IRBIL, Iraq - Under the Iraqi town of Sinjar, Islamic State militants built a network of tunnels, complete with sleeping quarters, wired with electricity and fortified with sandbags. There, they had boxes of U.S.-made ammunition, medicines and copies of the Quran stashed on shelves.
The Associated Press obtained extensive video footage of the tunnels, which were uncovered by Kurdish forces that took the city in northwestern Iraq earlier this month after more than a year of IS rule.
"We found between 30 and 40 tunnels inside Sinjar," said Shamo Eado, a commander from Sinjar from the Iraqi Kurdish fighters known as peshmerga. "It was like a network inside the city."

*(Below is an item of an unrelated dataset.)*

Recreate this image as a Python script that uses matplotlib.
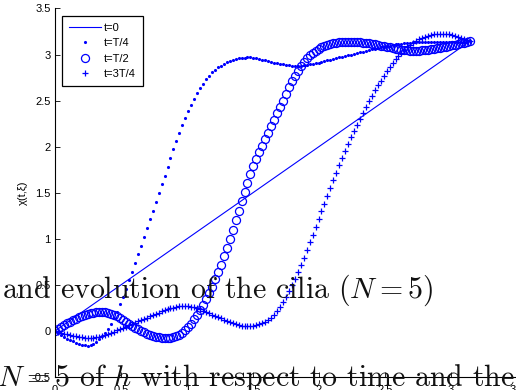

"Daesh dug these trenches in order to hide from airstrikes and have free movement underground as well as to store weapons and explosives," Eado said using an Arabic acronym for the Islamic State. "This was their military arsenal."
The video, shot by a freelancer touring the town with Kurdish fighters, showed two tunnels running several hundred yards, each starting and ending from houses, through holes knocked in walls or floors.
The narrow tunnels, carved in the rock apparently with jackhammers or other handheld equipment, are just tall enough for a man to stand in. Rows of sandbags line sections of the walls, electrical wires power fans and lights, and metal braces reinforce the ceilings. One section of the tunnel resembled a bunker. Dusty copies of the Quran sit above piles of blankets and pillows. Prescription drugs - painkillers and antibiotics - lie scattered along the floor.
In another part of the tunnel, footage shows stocks of ammunition, including U.S.-made cartridges and bomb-making tools.
IS has been digging tunnels for protection and movement throughout the territory it controls in Iraq and Syria, even before the U.S.-led coalition launched its campaign of airstrikes against the group more than a year ago. "This has been part of ISIS' strategy from the very beginning," said Lina Khatib a senior research associate at the Arab Reform Initiative, a Paris-based think-tank. "ISIS has been well prepared for this kind of intervention."
The Islamic State took control of Sinjar in August 2014, killing and capturing thousands of the town's mostly Yazidi residents. Yazidis, a religious minority with roots that date back to ancient Mesopotamia, are considered heretics by the Islamic State. Hundreds of women are thought to still be in IS captivity. Those who have escaped say many Yazidi women are forced to convert to Islam and marry IS fighters.